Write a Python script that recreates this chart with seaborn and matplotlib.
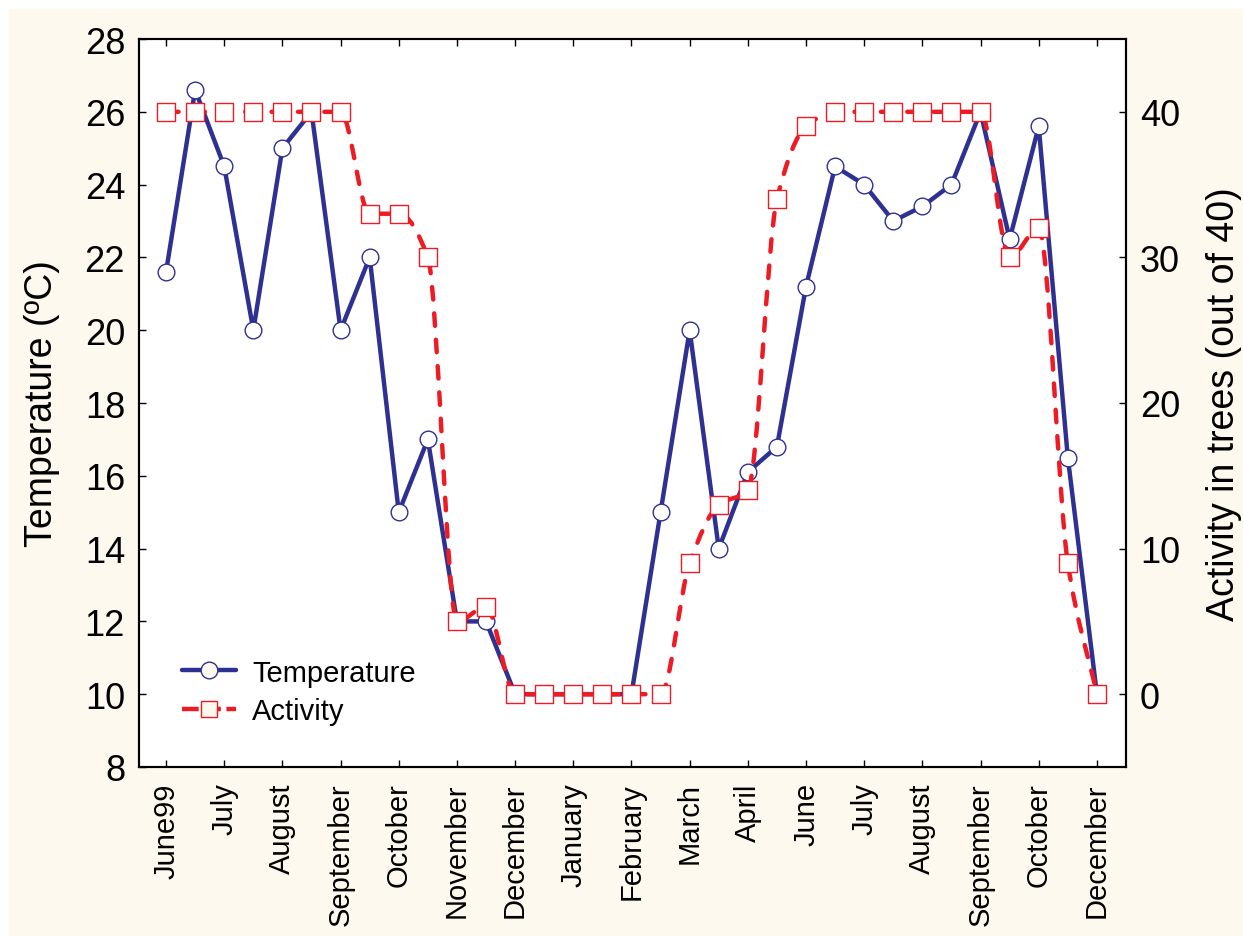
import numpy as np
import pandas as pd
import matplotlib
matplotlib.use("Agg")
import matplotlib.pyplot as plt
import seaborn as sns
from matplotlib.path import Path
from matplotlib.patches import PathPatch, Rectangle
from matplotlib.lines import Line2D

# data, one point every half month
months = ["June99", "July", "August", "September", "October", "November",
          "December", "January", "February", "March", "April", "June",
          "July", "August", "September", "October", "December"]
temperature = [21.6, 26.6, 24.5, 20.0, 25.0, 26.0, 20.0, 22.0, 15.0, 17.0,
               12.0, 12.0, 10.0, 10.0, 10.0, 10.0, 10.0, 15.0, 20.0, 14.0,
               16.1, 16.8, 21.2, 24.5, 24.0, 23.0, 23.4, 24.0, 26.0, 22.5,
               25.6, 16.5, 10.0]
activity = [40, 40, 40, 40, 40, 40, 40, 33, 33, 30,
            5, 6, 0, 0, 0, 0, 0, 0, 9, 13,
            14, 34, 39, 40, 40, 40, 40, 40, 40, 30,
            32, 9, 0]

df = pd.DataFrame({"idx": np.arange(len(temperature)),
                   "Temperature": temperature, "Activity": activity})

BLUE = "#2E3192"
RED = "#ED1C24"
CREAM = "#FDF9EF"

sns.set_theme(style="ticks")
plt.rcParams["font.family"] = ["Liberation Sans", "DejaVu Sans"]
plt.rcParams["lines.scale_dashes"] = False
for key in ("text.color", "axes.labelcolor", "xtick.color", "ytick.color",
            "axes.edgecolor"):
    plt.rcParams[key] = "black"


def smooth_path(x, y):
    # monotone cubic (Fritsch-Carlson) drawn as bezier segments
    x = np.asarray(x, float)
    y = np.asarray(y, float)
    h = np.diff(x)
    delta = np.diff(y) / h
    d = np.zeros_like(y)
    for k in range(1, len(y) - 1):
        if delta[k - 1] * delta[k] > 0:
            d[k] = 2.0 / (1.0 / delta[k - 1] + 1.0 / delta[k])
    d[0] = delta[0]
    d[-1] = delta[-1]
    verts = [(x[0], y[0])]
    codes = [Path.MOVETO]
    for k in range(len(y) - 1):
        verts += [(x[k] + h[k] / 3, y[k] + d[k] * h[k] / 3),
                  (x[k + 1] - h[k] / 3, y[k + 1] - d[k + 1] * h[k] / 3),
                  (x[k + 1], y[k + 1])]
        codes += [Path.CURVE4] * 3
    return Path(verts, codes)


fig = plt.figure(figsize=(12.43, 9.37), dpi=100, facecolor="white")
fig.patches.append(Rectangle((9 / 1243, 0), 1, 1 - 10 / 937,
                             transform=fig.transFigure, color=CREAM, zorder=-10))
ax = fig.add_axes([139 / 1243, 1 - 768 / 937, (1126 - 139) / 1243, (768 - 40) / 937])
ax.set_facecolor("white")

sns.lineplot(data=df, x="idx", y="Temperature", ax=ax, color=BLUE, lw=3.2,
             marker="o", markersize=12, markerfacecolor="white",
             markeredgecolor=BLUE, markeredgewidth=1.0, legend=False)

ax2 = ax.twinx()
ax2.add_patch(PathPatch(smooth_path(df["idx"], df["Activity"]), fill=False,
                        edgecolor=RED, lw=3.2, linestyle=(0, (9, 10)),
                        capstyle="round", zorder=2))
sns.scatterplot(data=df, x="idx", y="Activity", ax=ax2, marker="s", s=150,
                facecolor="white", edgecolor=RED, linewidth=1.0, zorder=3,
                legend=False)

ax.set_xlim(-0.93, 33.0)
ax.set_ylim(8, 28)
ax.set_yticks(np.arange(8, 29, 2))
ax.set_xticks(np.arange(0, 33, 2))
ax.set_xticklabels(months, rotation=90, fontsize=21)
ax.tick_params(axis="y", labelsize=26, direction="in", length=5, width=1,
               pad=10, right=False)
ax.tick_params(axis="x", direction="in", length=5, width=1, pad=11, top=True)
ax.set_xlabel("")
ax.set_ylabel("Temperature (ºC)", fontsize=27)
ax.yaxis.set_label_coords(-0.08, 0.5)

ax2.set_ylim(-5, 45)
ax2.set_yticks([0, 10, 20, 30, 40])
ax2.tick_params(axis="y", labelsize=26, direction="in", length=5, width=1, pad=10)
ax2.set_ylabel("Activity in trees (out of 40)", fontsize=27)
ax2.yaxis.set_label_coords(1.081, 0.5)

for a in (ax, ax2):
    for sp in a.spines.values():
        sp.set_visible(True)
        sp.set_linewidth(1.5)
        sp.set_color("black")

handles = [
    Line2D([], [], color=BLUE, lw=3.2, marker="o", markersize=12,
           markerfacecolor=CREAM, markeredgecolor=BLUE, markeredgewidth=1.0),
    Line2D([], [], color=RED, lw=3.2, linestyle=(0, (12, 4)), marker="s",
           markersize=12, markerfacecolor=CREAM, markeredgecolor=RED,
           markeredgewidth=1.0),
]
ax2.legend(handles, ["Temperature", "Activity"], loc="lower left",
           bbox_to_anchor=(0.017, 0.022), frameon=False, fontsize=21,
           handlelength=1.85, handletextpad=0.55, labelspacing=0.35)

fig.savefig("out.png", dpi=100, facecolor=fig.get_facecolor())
####################
Search the lines above for the string "matplotlib" and copy each line that has it.

Write a Python script that recreates this chart with seaborn and matplotlib.
import matplotlib
matplotlib.use("Agg")
import matplotlib.pyplot as plt
from matplotlib.path import Path
from matplotlib.patches import PathPatch, Rectangle
from matplotlib.lines import Line2D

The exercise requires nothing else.